OSO Construction: The objectives of the Orbiting Solar Observatory (OSO) satellite series were to perform solar physics experiments above the atmosphere during a complete solar cycle and to map the celestial sphere for direction and intensity of UV light, X-rays, and gamma radiation. The OSO-1, built by Ball Aerospace, was the first satellite to have pointed instruments and onboard tape recorders for data storage.
Credit: Courtesy Ball Aerospace
So who was prepared to go into space science? In the early days, there were very few astronomers involved in rocket and satellite research. I have a physics background, yet I was doing astronomy. (I never had a course in astronomy!) And at the time, astronomers were still being trained along classical lines and very few of them could see the possibilities of space research, with a few exceptions, like Lyman Spitzer, who pioneered the idea of a space telescope.
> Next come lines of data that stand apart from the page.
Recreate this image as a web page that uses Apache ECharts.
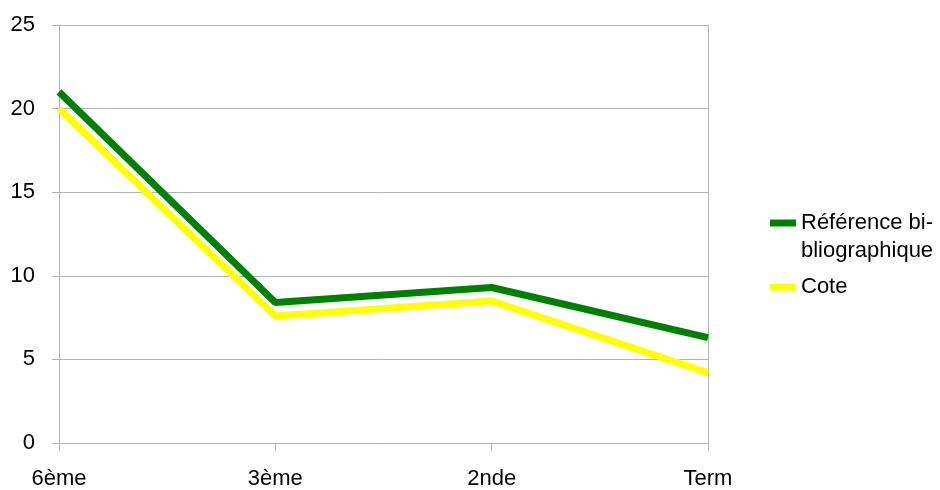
<!DOCTYPE html>
<html>
<head>
<meta charset="utf-8">
<script src="https://cdn.jsdelivr.net/npm/echarts@6/dist/echarts.min.js"></script>
<style>
html,body{margin:0;padding:0;background:#fff;}
#chart{width:940px;height:490px;}
</style>
</head>
<body>
<div id="chart"></div>
<script>
var categories = ['6ème', '3ème', '2nde', 'Term'];
var seriesNames = ['Référence bibliographique', 'Cote'];
var referenceValues = [21.0, 8.4, 9.3, 6.3];
var coteValues = [20.0, 7.6, 8.5, 4.2];
var yTicks = [0, 5, 10, 15, 20, 25];

var FONT = '"Liberation Sans", Arial, sans-serif';
var GRAY = '#b3b3b3';

var chart = echarts.init(document.getElementById('chart'), null, {renderer: 'canvas'});
chart.setOption({
  animation: false,
  backgroundColor: '#ffffff',
  grid: {left: 59, right: 232, top: 25, bottom: 45, containLabel: false},
  legend: {
    orient: 'vertical',
    left: 765,
    top: 176,
    itemWidth: 26,
    itemHeight: 7,
    itemGap: 8,
    icon: 'rect',
    textStyle: {fontFamily: FONT, fontSize: 22, color: '#000', lineHeight: 28},
    formatter: function (name) {
      return name === seriesNames[0] ? ' \nRéférence bi-\nbliographique' : name;
    },
    data: [seriesNames[0], seriesNames[1]]
  },
  xAxis: [{
    type: 'category',
    data: categories,
    boundaryGap: false,
    axisLine: {show: true, lineStyle: {color: GRAY, width: 1}},
    axisTick: {show: true, length: 8, lineStyle: {color: GRAY}},
    axisLabel: {fontFamily: FONT, fontSize: 22, color: '#000', margin: 25},
    splitLine: {show: false}
  }],
  yAxis: [{
    type: 'value',
    min: yTicks[0],
    max: yTicks[yTicks.length - 1],
    interval: 5,
    axisLine: {show: true, lineStyle: {color: GRAY, width: 1}},
    axisTick: {show: true, length: 7, lineStyle: {color: GRAY}},
    axisLabel: {fontFamily: FONT, fontSize: 22, color: '#000', margin: 24},
    splitLine: {show: true, lineStyle: {color: GRAY, width: 1}}
  }, {
    type: 'value',
    position: 'right',
    min: yTicks[0],
    max: yTicks[yTicks.length - 1],
    interval: 5,
    axisLine: {show: true, lineStyle: {color: GRAY, width: 1}},
    axisTick: {show: false},
    axisLabel: {show: false},
    splitLine: {show: false}
  }],
  series: [{
    name: seriesNames[0],
    type: 'line',
    data: referenceValues,
    symbol: 'none',
    color: '#008000',
    lineStyle: {width: 7, color: '#008000'},
    z: 3
  }, {
    name: seriesNames[1],
    type: 'line',
    data: coteValues,
    symbol: 'none',
    color: '#ffff00',
    lineStyle: {width: 7, color: '#ffff00'},
    z: 2
  }]
});
</script>
</body>
</html>
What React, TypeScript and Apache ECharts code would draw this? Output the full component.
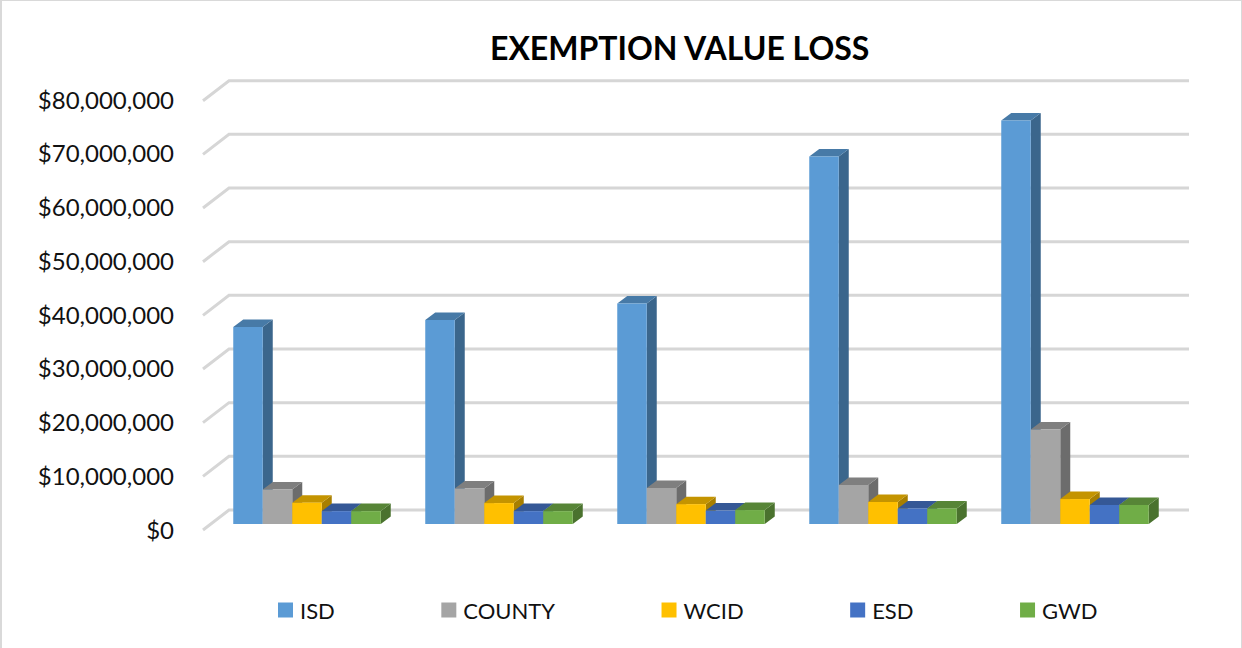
import React, { useEffect, useRef } from "react";
import * as echarts from "echarts";

const FONT = "Lato";
const categories = ["1", "2", "3", "4", "5"];
const tickValues = [0, 10000000, 20000000, 30000000, 40000000, 50000000, 60000000, 70000000, 80000000];
const isd = [36700000, 38000000, 41100000, 68500000, 75200000];
const county = [6450000, 6600000, 6700000, 7250000, 17600000];
const wcid = [3970000, 3900000, 3700000, 4100000, 4650000];
const esd = [2400000, 2400000, 2500000, 2900000, 3550000];
const gwd = [2400000, 2400000, 2600000, 2900000, 3550000];

const seriesDefs = [
  { name: "ISD", values: isd, front: "#5B9BD5", top: "#477AA7", side: "#3B668C" },
  { name: "COUNTY", values: county, front: "#A5A5A5", top: "#7F7F7F", side: "#6C6C6C" },
  { name: "WCID", values: wcid, front: "#FFC000", top: "#C49400", side: "#A87F00" },
  { name: "ESD", values: esd, front: "#4472C4", top: "#355896", side: "#2D4B80" },
  { name: "GWD", values: gwd, front: "#70AD47", top: "#578537", side: "#4A722E" },
];

// 3D projection constants (pixels)
const WALL_DX = -26;
const WALL_DY = 20;
const BAR_FRONT_DX = -18;
const BAR_FRONT_DY = 14;
const BAR_DEPTH_X = 10;
const BAR_DEPTH_Y = -7.5;
const BAR_RATIO = 147.5 / 192 / 5;

export default function App() {
  const ref = useRef<HTMLDivElement>(null);
  useEffect(() => {
    const chart = echarts.init(ref.current!, undefined, { renderer: "svg" });
    const bars = seriesDefs.map((def, si) => ({
      type: "custom",
      name: def.name,
      coordinateSystem: "cartesian2d",
      xAxisIndex: 0,
      yAxisIndex: 0,
      itemStyle: { color: def.front },
      clip: false,
      data: def.values.map((v, i) => [i, v]),
      renderItem: (_p: any, api: any) => {
        const base = api.coord([api.value(0), 0]);
        const top = api.coord([api.value(0), api.value(1)]);
        const band = api.size([1, 0])[0];
        const w = band * BAR_RATIO;
        const x0 = base[0] + BAR_FRONT_DX + (si - 2.5) * w;
        const x1 = x0 + w;
        const yB = base[1] + BAR_FRONT_DY;
        const yT = top[1] + BAR_FRONT_DY;
        const dx = BAR_DEPTH_X;
        const dy = BAR_DEPTH_Y;
        return {
          type: "group",
          children: [
            { type: "polygon", shape: { points: [[x1, yB], [x1 + dx, yB + dy], [x1 + dx, yT + dy], [x1, yT]] }, style: { fill: def.side } },
            { type: "polygon", shape: { points: [[x0, yT], [x0 + dx, yT + dy], [x1 + dx, yT + dy], [x1, yT]] }, style: { fill: def.top } },
            { type: "rect", shape: { x: x0, y: yT, width: w, height: yB - yT }, style: { fill: def.front } },
          ],
        };
      },
    }));
    const wallLines = {
      type: "custom",
      coordinateSystem: "cartesian2d",
      xAxisIndex: 0,
      yAxisIndex: 0,
      silent: true,
      clip: false,
      z: 1,
      data: tickValues.map((v) => [0, v]),
      renderItem: (params: any, api: any) => {
        const p = api.coord([0, api.value(1)]);
        const band = api.size([1, 0])[0];
        const x = p[0] - band / 2;
        return {
          type: "polyline",
          shape: { points: [[x + WALL_DX, p[1] + WALL_DY], [x, p[1]], [x + band * 5, p[1]]] },
          style: { stroke: "#D6D6D6", lineWidth: 3, fill: "none" },
        };
      },
    };
    chart.setOption({
      animation: false,
      backgroundColor: "#fff",
      title: {
        text: "EXEMPTION VALUE LOSS",
        left: 485,
        top: 26,
        textStyle: { fontFamily: FONT, fontWeight: "bold", fontSize: 32, color: "#000" },
      },
      legend: {
        left: 273,
        top: 594,
        icon: "rect",
        itemWidth: 15,
        itemHeight: 15,
        itemGap: 106.5,
        selectedMode: false,
        data: seriesDefs.map((d) => d.name),
        textStyle: { fontFamily: FONT, fontSize: 22, color: "#111", padding: [0, 0, 0, 2] },
      },
      grid: [
        { left: 229, width: 960, top: 80.7, height: 429.3 },
        { left: 203, width: 960, top: 99, height: 430 },
      ],
      xAxis: [
        { type: "category", data: categories, gridIndex: 0, axisLine: { show: false }, axisTick: { show: false }, axisLabel: { show: false } },
        { type: "category", data: categories, gridIndex: 1, show: false },
      ],
      yAxis: [
        { type: "value", gridIndex: 0, min: 0, max: 80000000, interval: 10000000, axisLabel: { show: false }, axisLine: { show: false }, axisTick: { show: false }, splitLine: { show: false } },
        {
          type: "value", gridIndex: 1, min: 0, max: 80000000, interval: 10000000,
          axisLine: { show: false }, axisTick: { show: false }, splitLine: { show: false },
          axisLabel: {
            margin: 29,
            fontFamily: FONT,
            fontSize: 24,
            color: "#111",
            formatter: (v: number) => "$" + v.toLocaleString("en-US"),
          },
        },
      ],
      graphic: [
        { type: "line", shape: { x1: 0, y1: 0.5, x2: 1242, y2: 0.5 }, style: { stroke: "#D9D9D9", lineWidth: 1 } },
        { type: "line", shape: { x1: 1, y1: 0, x2: 1, y2: 648 }, style: { stroke: "#D9D9D9", lineWidth: 2 } },
        { type: "line", shape: { x1: 1241.5, y1: 0, x2: 1241.5, y2: 648 }, style: { stroke: "#D9D9D9", lineWidth: 1 } },
      ],
      series: [wallLines, ...bars],
    });
    return () => chart.dispose();
  }, []);
  return <div ref={ref} style={{ position: "fixed", left: 0, top: 0, width: 1242, height: 648 }} />;
}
But things were changing quickly. For example, the original emphasis of NASA had changed somewhat from its earlier purpose of proving technological superiority over the Russians. When in 1961 President Kennedy said “We will go to the Moon,” NASA essentially was given a new goal. A lot of scientists thought that this would be the end of space science, but I felt it caught the imagination of the public, and ultimately that manned missions would open new frontiers to astronomy.
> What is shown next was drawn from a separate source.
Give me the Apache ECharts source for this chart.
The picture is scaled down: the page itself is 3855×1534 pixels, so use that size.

Of course space science continued even as NASA began the Apollo Program in 1963. Throughout the 1960s NASA’s satellite programs, the Orbiting Solar Observatories (OSO) and Orbiting Astronomical Observatories (OAO), carried out experiments in the ultraviolet and X-ray energies that heightened awareness within the astronomical community of the significance of space-based observations. There were also people at Marshall Space Flight Center, in particular Ernst Stuhlinger, who wanted to try to develop a scientific payload for a post-Apollo mission. His idea was that we could do manned experiments using some of the leftover Apollo hardware. At a Space Science Board meeting we discussed what might be done. There, too, Giacconi emphasized the telescope, but I thought we could carry 100 square feet of X-ray detector on the Apollo hardware. This concept of using large area detectors would ultimately lead to the High Energy Astrophysics Observatories (HEAO) program.
Orbiting Astronomical Observatory-3: OAO-3 was launched on August 21, 1972. It carried an X-ray detector built by University College of London's Mullard Space Science Laboratory and an 80-cm UV telescope built by Princeton University. After its launch, it was named Copernicus to mark the 500th anniversary of the birth of Nicolaus Copernicus. Copernicus operated until February 1981, and returned high resolution spectra of hundreds of stars along with extensive X-ray observations. This picture shows OAO-3 in the clean room at Kennedy Space Center.